GIVEN EXERCISE:
Select the lines that contain "size" and copy each of them.

SOURCE MATERIAL:

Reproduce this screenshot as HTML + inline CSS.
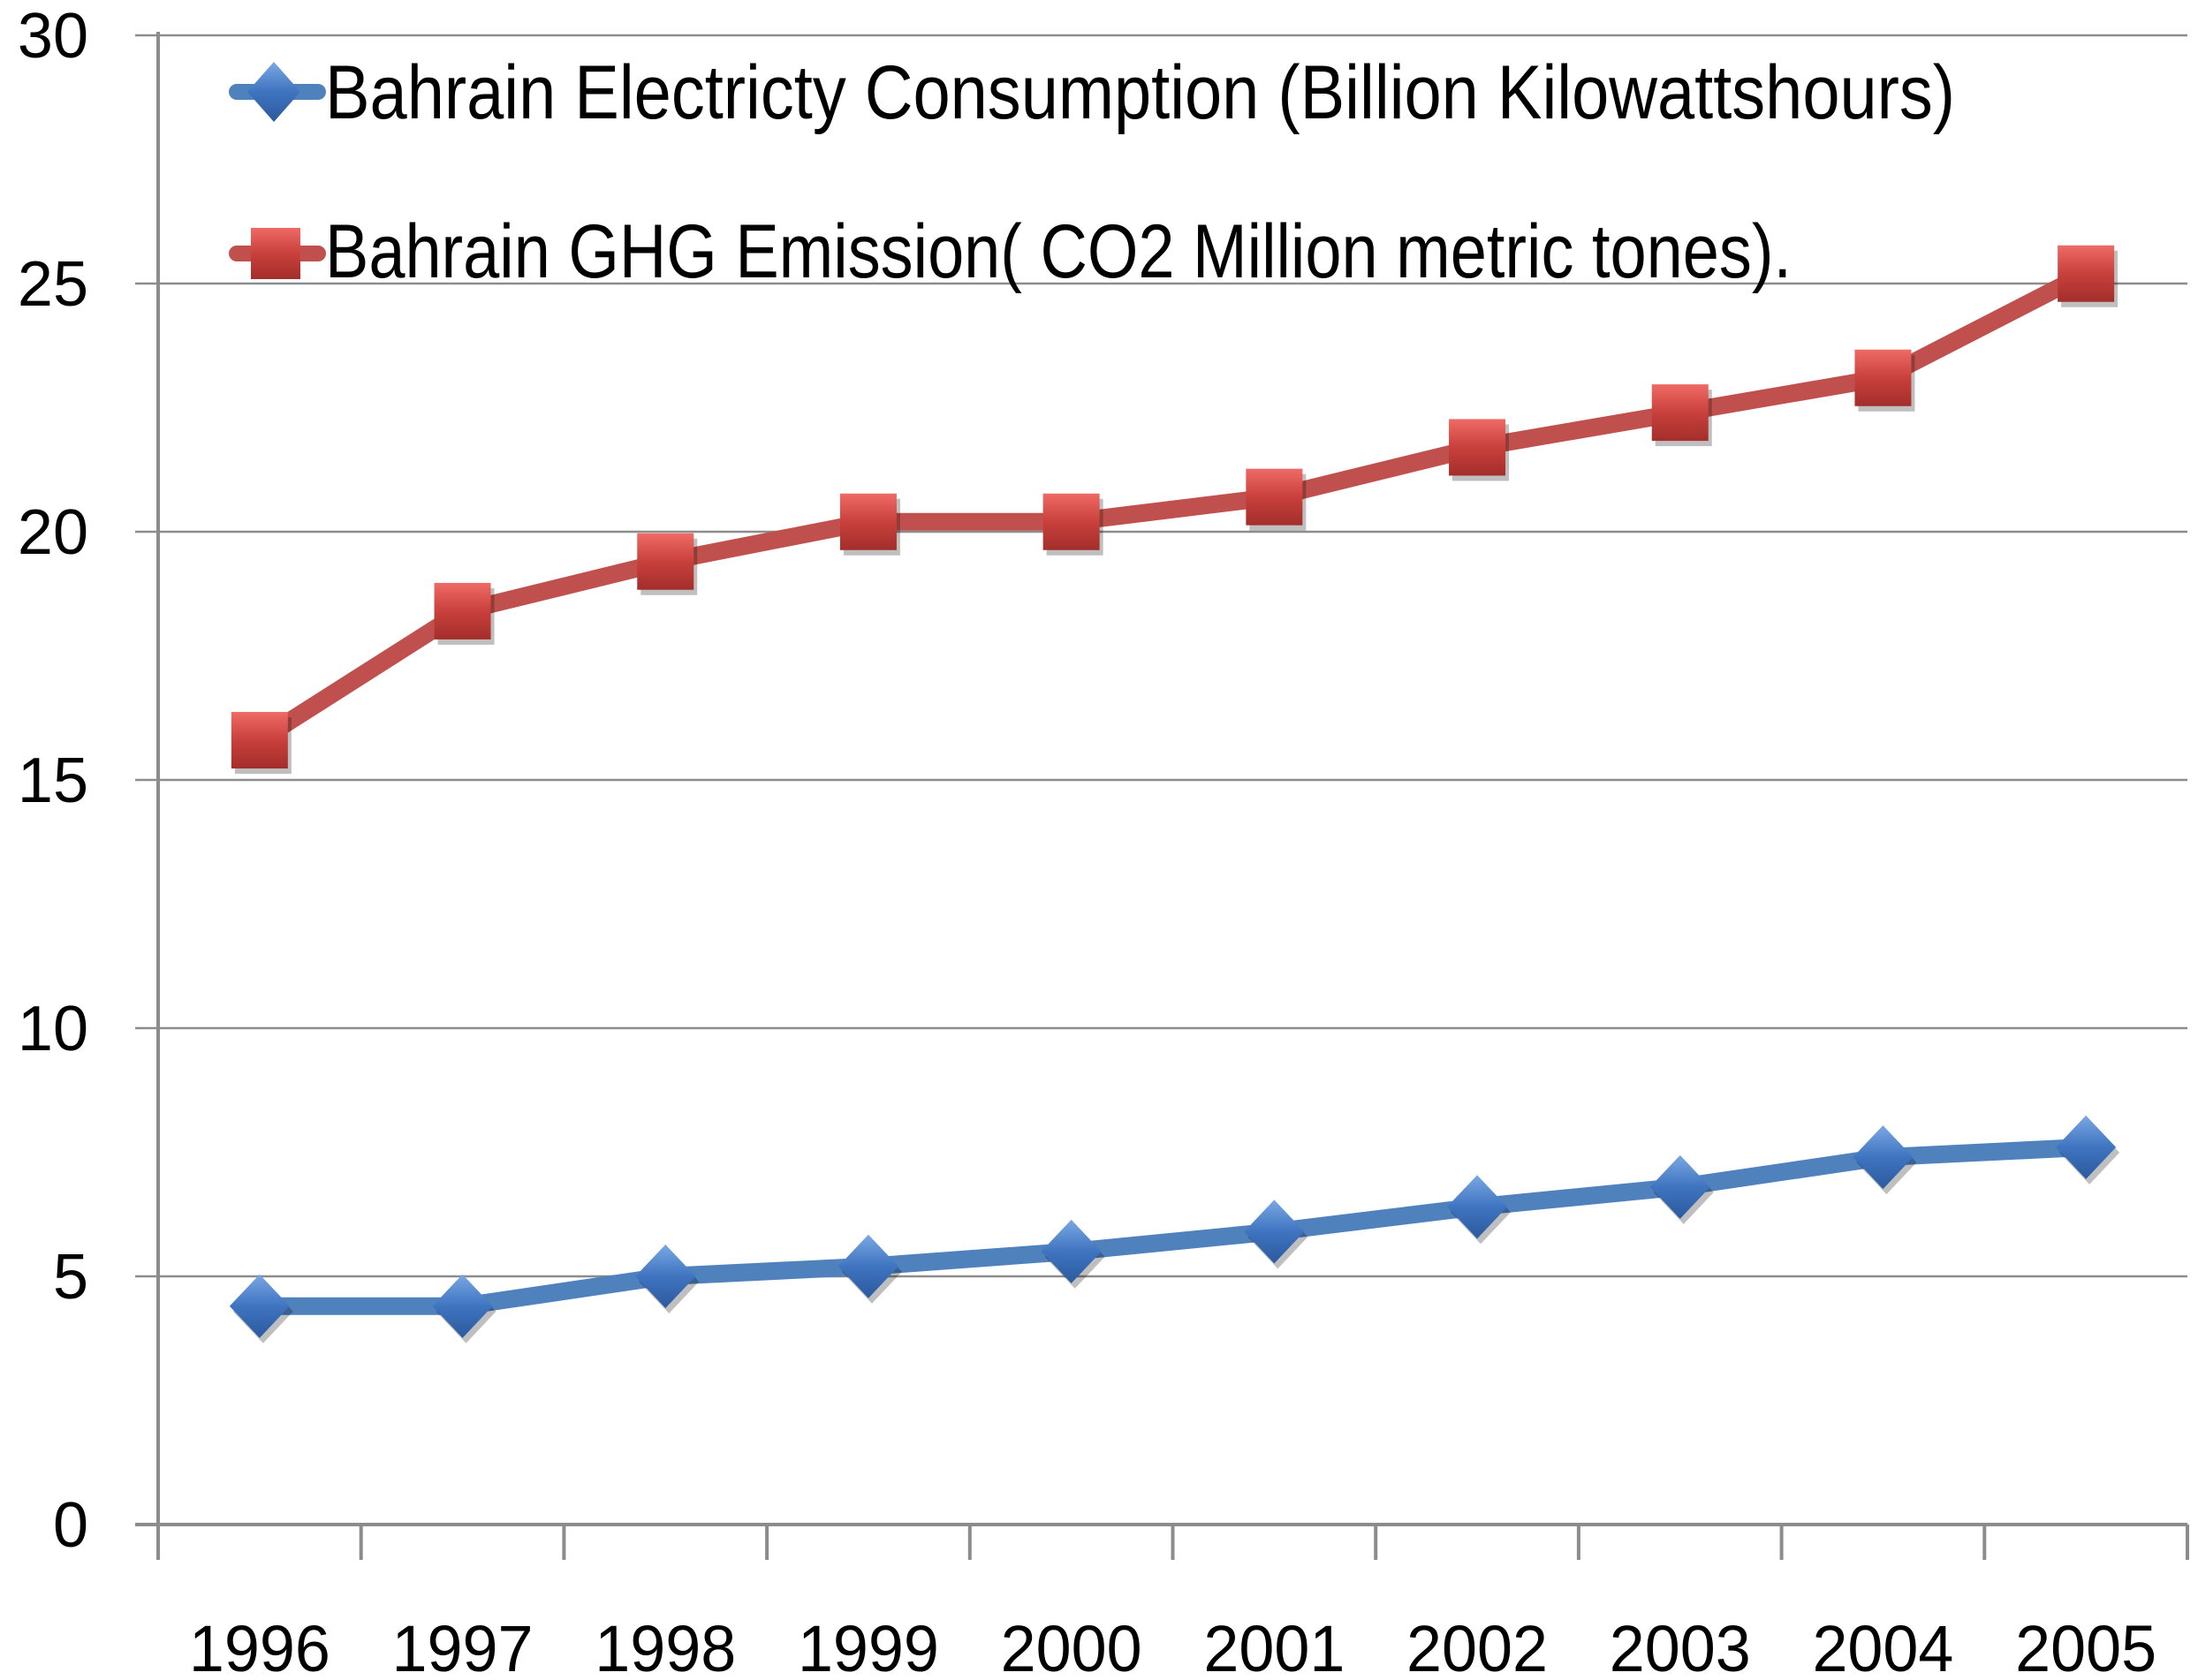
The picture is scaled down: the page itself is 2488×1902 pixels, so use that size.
<!DOCTYPE html>
<html><head><meta charset="utf-8"><style>
html,body{margin:0;padding:0;background:#fff;}
svg{display:block;font-family:"Liberation Sans",sans-serif;}
</style></head><body>
<svg id="chart" width="2488" height="1902" viewBox="0 0 2488 1902" xmlns="http://www.w3.org/2000/svg">
<defs>
<linearGradient id="gRed" x1="0" y1="0" x2="0" y2="1"><stop offset="0" stop-color="#ef6b66"/><stop offset="0.5" stop-color="#c9403c"/><stop offset="1" stop-color="#a32e2b"/></linearGradient>
<linearGradient id="gBlue" x1="0" y1="0" x2="0" y2="1"><stop offset="0" stop-color="#7aa8e4"/><stop offset="0.5" stop-color="#3f74c0"/><stop offset="1" stop-color="#2b5a9e"/></linearGradient>
</defs>
<g id="grid"></g>
<g id="axes"></g>
<g id="series"></g>
<g>
  <g>
    <line x1="268" y1="104" x2="360" y2="104" stroke="#4f81bd" stroke-width="18" stroke-linecap="round"/>
    <path d="M310 70 L340 104 L310 138 L280 104 Z" fill="url(#gBlue)"/>
    <text x="368" y="134" font-size="86" fill="#000" textLength="1845" lengthAdjust="spacingAndGlyphs">Bahrain Electricty Consumption (Billion Kilowattshours)</text>
  </g>
  <g>
    <line x1="268" y1="287" x2="360" y2="287" stroke="#c0504d" stroke-width="18" stroke-linecap="round"/>
    <rect x="284" y="258" width="56" height="58" fill="url(#gRed)"/>
    <text x="368" y="314" font-size="86" fill="#000" textLength="1660" lengthAdjust="spacingAndGlyphs">Bahrain GHG Emission( CO2 Million metric tones).</text>
  </g>
</g>
</svg>
<script>
const categories = ["1996","1997","1998","1999","2000","2001","2002","2003","2004","2005"];
const ghgValues = [15.8,18.4,19.4,20.2,20.2,20.7,21.7,22.4,23.1,25.2];
const elecValues = [4.4,4.4,5.0,5.2,5.5,5.9,6.4,6.8,7.4,7.6];
const yTicks = [0,5,10,15,20,25,30];

const NS = "http://www.w3.org/2000/svg";
const X0 = 179, X1 = 2476, Y0 = 1726, Y1 = 40, YMAX = 30;
const step = (X1 - X0) / categories.length;
function xPos(i){ return X0 + step * (i + 0.5); }
function yPos(v){ return Y0 - (v / YMAX) * (Y0 - Y1); }
function mk(tag, attrs, parent){ const e = document.createElementNS(NS, tag); for (const k in attrs) e.setAttribute(k, attrs[k]); parent.appendChild(e); return e; }

const grid = document.getElementById('grid');
const axes = document.getElementById('axes');
const series = document.getElementById('series');

yTicks.forEach(t => {
  const y = yPos(t);
  const l = mk('line', {x1: X0 - 26, y1: y, x2: X1, y2: y, stroke: '#8c8c8c', 'stroke-width': t === 0 ? 4 : 2.5}, grid);
  
  
  const tx = mk('text', {x: 100, y: y + 25, 'font-size': 72, 'text-anchor': 'end', fill: '#000'}, axes);
  tx.textContent = t;
  
  
});
const ya = mk('line', {x1: X0, y1: Y1 - 4, x2: X0, y2: Y0 + 40, stroke: '#8c8c8c', 'stroke-width': 4}, axes);


for (let i = 0; i <= categories.length; i++) {
  const x = X0 + step * i;
  const tk = mk('line', {x1: x, y1: Y0, x2: x, y2: Y0 + 40, stroke: '#8c8c8c', 'stroke-width': 4}, axes);
  
  
}
categories.forEach((c, i) => {
  const tx = mk('text', {x: xPos(i), y: 1892, 'font-size': 74, 'text-anchor': 'middle', fill: '#000', textLength: 160, lengthAdjust: 'spacingAndGlyphs'}, axes);
  tx.textContent = c;
  
  
});

function drawSeries(vals, color, name, shape){
  const pts = vals.map((v, i) => xPos(i) + ',' + yPos(v)).join(' ');
  const pl = mk('polyline', {points: pts, fill: 'none', stroke: color, 'stroke-width': 20, 'stroke-linejoin': 'round'}, series);
  
  
  vals.forEach((v, i) => {
    const x = xPos(i), y = yPos(v);
    let m;
    if (shape === 'square') {
      mk('rect', {x: x - 28, y: y - 26, width: 64, height: 64, fill: '#000', opacity: 0.25}, series);
      m = mk('rect', {x: x - 32, y: y - 32, width: 64, height: 64, fill: 'url(#gRed)'}, series);
    } else {
      mk('path', {d: `M${x+4} ${y-30} L${x+38} ${y+6} L${x+4} ${y+42} L${x-30} ${y+6} Z`, fill: '#000', opacity: 0.25}, series);
      m = mk('path', {d: `M${x} ${y-36} L${x+34} ${y} L${x} ${y+36} L${x-34} ${y} Z`, fill: 'url(#gBlue)'}, series);
    }
    
    
  });
}
drawSeries(ghgValues, '#c0504d', 'ghg', 'square');
drawSeries(elecValues, '#4f81bd', 'electricity', 'diamond');
</script>
</body></html>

CORRECT ANSWER:
The picture is scaled down: the page itself is 2488×1902 pixels, so use that size.
    <text x="368" y="134" font-size="86" fill="#000" textLength="1845" lengthAdjust="spacingAndGlyphs">Bahrain Electricty Consumption (Billion Kilowattshours)</text>
    <text x="368" y="314" font-size="86" fill="#000" textLength="1660" lengthAdjust="spacingAndGlyphs">Bahrain GHG Emission( CO2 Million metric tones).</text>
  const tx = mk('text', {x: 100, y: y + 25, 'font-size': 72, 'text-anchor': 'end', fill: '#000'}, axes);
  const tx = mk('text', {x: xPos(i), y: 1892, 'font-size': 74, 'text-anchor': 'middle', fill: '#000', textLength: 160, lengthAdjust: 'spacingAndGlyphs'}, axes);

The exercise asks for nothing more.